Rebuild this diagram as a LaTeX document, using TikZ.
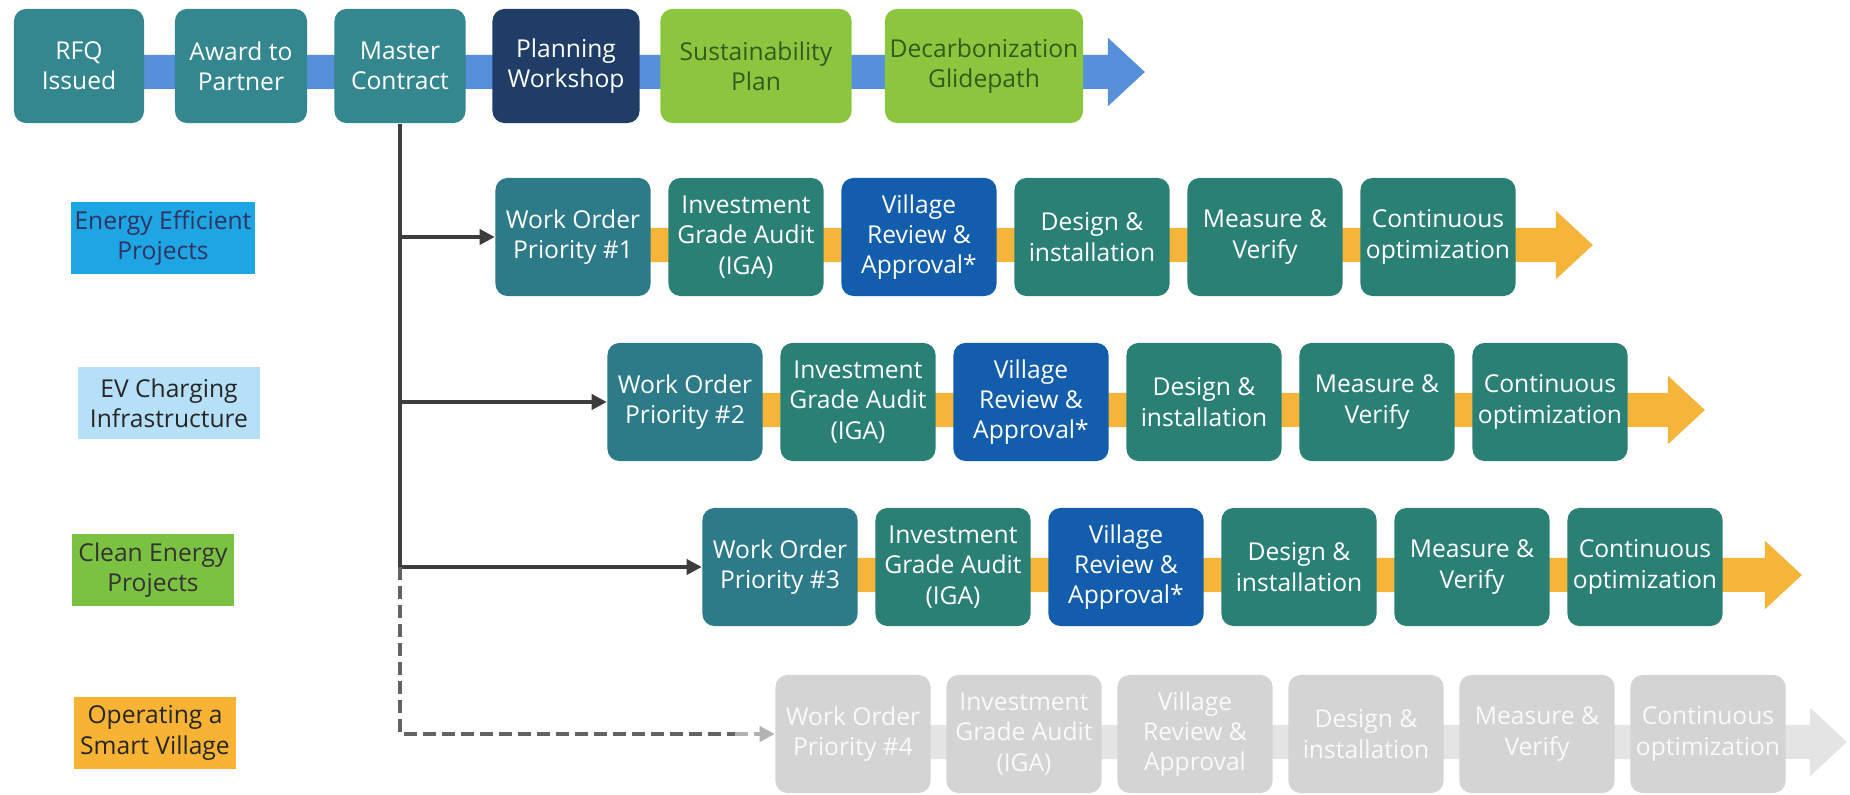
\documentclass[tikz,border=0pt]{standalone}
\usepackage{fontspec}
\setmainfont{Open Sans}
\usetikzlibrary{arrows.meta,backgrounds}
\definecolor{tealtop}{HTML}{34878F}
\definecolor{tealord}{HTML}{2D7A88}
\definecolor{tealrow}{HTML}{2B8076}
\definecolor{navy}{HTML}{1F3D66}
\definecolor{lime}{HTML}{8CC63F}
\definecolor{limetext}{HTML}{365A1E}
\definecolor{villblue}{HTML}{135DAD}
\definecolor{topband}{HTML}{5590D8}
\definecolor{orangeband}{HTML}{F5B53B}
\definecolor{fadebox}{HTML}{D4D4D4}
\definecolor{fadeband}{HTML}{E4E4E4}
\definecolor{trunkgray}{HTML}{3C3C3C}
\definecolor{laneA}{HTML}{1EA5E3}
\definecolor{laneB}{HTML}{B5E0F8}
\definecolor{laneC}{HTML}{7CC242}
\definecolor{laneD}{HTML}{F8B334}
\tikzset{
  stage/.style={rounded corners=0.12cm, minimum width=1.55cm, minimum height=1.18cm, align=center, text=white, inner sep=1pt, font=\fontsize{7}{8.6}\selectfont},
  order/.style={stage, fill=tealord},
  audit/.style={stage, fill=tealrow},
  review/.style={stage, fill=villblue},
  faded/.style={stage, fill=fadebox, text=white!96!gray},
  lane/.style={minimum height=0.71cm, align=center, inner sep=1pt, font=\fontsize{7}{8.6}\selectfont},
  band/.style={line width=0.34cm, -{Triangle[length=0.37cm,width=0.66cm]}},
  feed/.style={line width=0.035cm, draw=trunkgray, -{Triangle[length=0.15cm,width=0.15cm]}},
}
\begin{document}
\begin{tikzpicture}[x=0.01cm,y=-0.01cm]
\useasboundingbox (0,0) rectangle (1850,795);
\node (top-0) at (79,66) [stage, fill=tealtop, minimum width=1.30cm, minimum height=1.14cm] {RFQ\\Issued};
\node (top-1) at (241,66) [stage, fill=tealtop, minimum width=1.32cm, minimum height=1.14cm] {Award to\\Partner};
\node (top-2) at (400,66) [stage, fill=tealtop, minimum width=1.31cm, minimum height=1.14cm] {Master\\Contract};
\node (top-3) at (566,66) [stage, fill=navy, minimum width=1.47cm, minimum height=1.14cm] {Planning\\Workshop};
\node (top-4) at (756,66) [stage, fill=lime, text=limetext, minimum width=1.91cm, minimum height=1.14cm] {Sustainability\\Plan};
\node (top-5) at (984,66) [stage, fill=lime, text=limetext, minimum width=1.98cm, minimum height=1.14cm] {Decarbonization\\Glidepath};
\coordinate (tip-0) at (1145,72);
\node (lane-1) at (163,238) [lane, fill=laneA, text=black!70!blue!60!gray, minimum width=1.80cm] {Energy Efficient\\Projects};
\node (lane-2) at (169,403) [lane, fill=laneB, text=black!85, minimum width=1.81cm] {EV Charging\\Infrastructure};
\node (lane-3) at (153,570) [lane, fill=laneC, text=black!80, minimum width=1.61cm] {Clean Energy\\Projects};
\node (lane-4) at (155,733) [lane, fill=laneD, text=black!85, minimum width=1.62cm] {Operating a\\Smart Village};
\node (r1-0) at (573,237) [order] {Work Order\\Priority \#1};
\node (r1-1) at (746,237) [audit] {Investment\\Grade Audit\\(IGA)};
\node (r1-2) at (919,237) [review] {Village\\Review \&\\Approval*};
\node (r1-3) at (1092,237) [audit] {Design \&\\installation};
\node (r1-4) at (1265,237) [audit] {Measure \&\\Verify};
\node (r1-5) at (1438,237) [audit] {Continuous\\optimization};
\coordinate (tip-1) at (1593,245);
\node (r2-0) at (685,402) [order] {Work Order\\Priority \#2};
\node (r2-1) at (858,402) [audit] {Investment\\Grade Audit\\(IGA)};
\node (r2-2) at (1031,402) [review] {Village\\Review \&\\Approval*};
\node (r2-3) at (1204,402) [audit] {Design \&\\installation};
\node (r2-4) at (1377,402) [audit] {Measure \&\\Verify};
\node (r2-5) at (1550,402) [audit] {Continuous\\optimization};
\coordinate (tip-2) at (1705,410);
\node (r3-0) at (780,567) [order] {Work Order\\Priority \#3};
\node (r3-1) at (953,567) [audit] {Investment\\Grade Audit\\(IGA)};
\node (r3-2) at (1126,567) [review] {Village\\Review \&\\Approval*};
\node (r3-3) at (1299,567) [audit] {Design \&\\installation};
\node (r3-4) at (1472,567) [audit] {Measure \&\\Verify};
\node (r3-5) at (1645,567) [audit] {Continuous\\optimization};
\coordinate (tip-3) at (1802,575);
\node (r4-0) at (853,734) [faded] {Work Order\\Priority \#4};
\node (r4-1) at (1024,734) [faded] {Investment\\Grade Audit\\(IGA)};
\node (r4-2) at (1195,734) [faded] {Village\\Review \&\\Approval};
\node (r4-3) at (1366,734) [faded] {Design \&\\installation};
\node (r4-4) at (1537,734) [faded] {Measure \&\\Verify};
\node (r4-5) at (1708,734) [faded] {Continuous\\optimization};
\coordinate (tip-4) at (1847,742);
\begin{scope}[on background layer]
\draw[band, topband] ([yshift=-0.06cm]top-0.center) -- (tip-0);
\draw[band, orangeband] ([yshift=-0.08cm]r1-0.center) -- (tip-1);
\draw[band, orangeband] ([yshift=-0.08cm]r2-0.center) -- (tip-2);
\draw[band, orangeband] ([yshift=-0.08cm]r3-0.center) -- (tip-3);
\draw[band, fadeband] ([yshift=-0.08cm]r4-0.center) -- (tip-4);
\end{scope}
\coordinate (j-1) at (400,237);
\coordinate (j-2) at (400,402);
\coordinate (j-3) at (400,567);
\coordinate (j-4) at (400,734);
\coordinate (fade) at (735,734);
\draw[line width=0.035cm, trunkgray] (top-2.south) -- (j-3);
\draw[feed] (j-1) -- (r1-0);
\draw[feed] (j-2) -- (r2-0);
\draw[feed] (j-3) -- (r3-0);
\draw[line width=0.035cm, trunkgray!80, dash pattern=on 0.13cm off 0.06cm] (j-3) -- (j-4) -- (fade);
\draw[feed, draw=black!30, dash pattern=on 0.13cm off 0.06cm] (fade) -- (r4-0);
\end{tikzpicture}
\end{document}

OBJECTIVE: The material above holds pictures; copy everything else in it exactly.

WRITTEN REPLY:
Rebuild this diagram as a LaTeX document, using TikZ.
\documentclass[tikz,border=0pt]{standalone}
\usepackage{fontspec}
\setmainfont{Open Sans}
\usetikzlibrary{arrows.meta,backgrounds}
\definecolor{tealtop}{HTML}{34878F}
\definecolor{tealord}{HTML}{2D7A88}
\definecolor{tealrow}{HTML}{2B8076}
\definecolor{navy}{HTML}{1F3D66}
\definecolor{lime}{HTML}{8CC63F}
\definecolor{limetext}{HTML}{365A1E}
\definecolor{villblue}{HTML}{135DAD}
\definecolor{topband}{HTML}{5590D8}
\definecolor{orangeband}{HTML}{F5B53B}
\definecolor{fadebox}{HTML}{D4D4D4}
\definecolor{fadeband}{HTML}{E4E4E4}
\definecolor{trunkgray}{HTML}{3C3C3C}
\definecolor{laneA}{HTML}{1EA5E3}
\definecolor{laneB}{HTML}{B5E0F8}
\definecolor{laneC}{HTML}{7CC242}
\definecolor{laneD}{HTML}{F8B334}
\tikzset{
  stage/.style={rounded corners=0.12cm, minimum width=1.55cm, minimum height=1.18cm, align=center, text=white, inner sep=1pt, font=\fontsize{7}{8.6}\selectfont},
  order/.style={stage, fill=tealord},
  audit/.style={stage, fill=tealrow},
  review/.style={stage, fill=villblue},
  faded/.style={stage, fill=fadebox, text=white!96!gray},
  lane/.style={minimum height=0.71cm, align=center, inner sep=1pt, font=\fontsize{7}{8.6}\selectfont},
  band/.style={line width=0.34cm, -{Triangle[length=0.37cm,width=0.66cm]}},
  feed/.style={line width=0.035cm, draw=trunkgray, -{Triangle[length=0.15cm,width=0.15cm]}},
}
\begin{document}
\begin{tikzpicture}[x=0.01cm,y=-0.01cm]
\useasboundingbox (0,0) rectangle (1850,795);
\node (top-0) at (79,66) [stage, fill=tealtop, minimum width=1.30cm, minimum height=1.14cm] {RFQ\\Issued};
\node (top-1) at (241,66) [stage, fill=tealtop, minimum width=1.32cm, minimum height=1.14cm] {Award to\\Partner};
\node (top-2) at (400,66) [stage, fill=tealtop, minimum width=1.31cm, minimum height=1.14cm] {Master\\Contract};
\node (top-3) at (566,66) [stage, fill=navy, minimum width=1.47cm, minimum height=1.14cm] {Planning\\Workshop};
\node (top-4) at (756,66) [stage, fill=lime, text=limetext, minimum width=1.91cm, minimum height=1.14cm] {Sustainability\\Plan};
\node (top-5) at (984,66) [stage, fill=lime, text=limetext, minimum width=1.98cm, minimum height=1.14cm] {Decarbonization\\Glidepath};
\coordinate (tip-0) at (1145,72);
\node (lane-1) at (163,238) [lane, fill=laneA, text=black!70!blue!60!gray, minimum width=1.80cm] {Energy Efficient\\Projects};
\node (lane-2) at (169,403) [lane, fill=laneB, text=black!85, minimum width=1.81cm] {EV Charging\\Infrastructure};
\node (lane-3) at (153,570) [lane, fill=laneC, text=black!80, minimum width=1.61cm] {Clean Energy\\Projects};
\node (lane-4) at (155,733) [lane, fill=laneD, text=black!85, minimum width=1.62cm] {Operating a\\Smart Village};
\node (r1-0) at (573,237) [order] {Work Order\\Priority \#1};
\node (r1-1) at (746,237) [audit] {Investment\\Grade Audit\\(IGA)};
\node (r1-2) at (919,237) [review] {Village\\Review \&\\Approval*};
\node (r1-3) at (1092,237) [audit] {Design \&\\installation};
\node (r1-4) at (1265,237) [audit] {Measure \&\\Verify};
\node (r1-5) at (1438,237) [audit] {Continuous\\optimization};
\coordinate (tip-1) at (1593,245);
\node (r2-0) at (685,402) [order] {Work Order\\Priority \#2};
\node (r2-1) at (858,402) [audit] {Investment\\Grade Audit\\(IGA)};
\node (r2-2) at (1031,402) [review] {Village\\Review \&\\Approval*};
\node (r2-3) at (1204,402) [audit] {Design \&\\installation};
\node (r2-4) at (1377,402) [audit] {Measure \&\\Verify};
\node (r2-5) at (1550,402) [audit] {Continuous\\optimization};
\coordinate (tip-2) at (1705,410);
\node (r3-0) at (780,567) [order] {Work Order\\Priority \#3};
\node (r3-1) at (953,567) [audit] {Investment\\Grade Audit\\(IGA)};
\node (r3-2) at (1126,567) [review] {Village\\Review \&\\Approval*};
\node (r3-3) at (1299,567) [audit] {Design \&\\installation};
\node (r3-4) at (1472,567) [audit] {Measure \&\\Verify};
\node (r3-5) at (1645,567) [audit] {Continuous\\optimization};
\coordinate (tip-3) at (1802,575);
\node (r4-0) at (853,734) [faded] {Work Order\\Priority \#4};
\node (r4-1) at (1024,734) [faded] {Investment\\Grade Audit\\(IGA)};
\node (r4-2) at (1195,734) [faded] {Village\\Review \&\\Approval};
\node (r4-3) at (1366,734) [faded] {Design \&\\installation};
\node (r4-4) at (1537,734) [faded] {Measure \&\\Verify};
\node (r4-5) at (1708,734) [faded] {Continuous\\optimization};
\coordinate (tip-4) at (1847,742);
\begin{scope}[on background layer]
\draw[band, topband] ([yshift=-0.06cm]top-0.center) -- (tip-0);
\draw[band, orangeband] ([yshift=-0.08cm]r1-0.center) -- (tip-1);
\draw[band, orangeband] ([yshift=-0.08cm]r2-0.center) -- (tip-2);
\draw[band, orangeband] ([yshift=-0.08cm]r3-0.center) -- (tip-3);
\draw[band, fadeband] ([yshift=-0.08cm]r4-0.center) -- (tip-4);
\end{scope}
\coordinate (j-1) at (400,237);
\coordinate (j-2) at (400,402);
\coordinate (j-3) at (400,567);
\coordinate (j-4) at (400,734);
\coordinate (fade) at (735,734);
\draw[line width=0.035cm, trunkgray] (top-2.south) -- (j-3);
\draw[feed] (j-1) -- (r1-0);
\draw[feed] (j-2) -- (r2-0);
\draw[feed] (j-3) -- (r3-0);
\draw[line width=0.035cm, trunkgray!80, dash pattern=on 0.13cm off 0.06cm] (j-3) -- (j-4) -- (fade);
\draw[feed, draw=black!30, dash pattern=on 0.13cm off 0.06cm] (fade) -- (r4-0);
\end{tikzpicture}
\end{document}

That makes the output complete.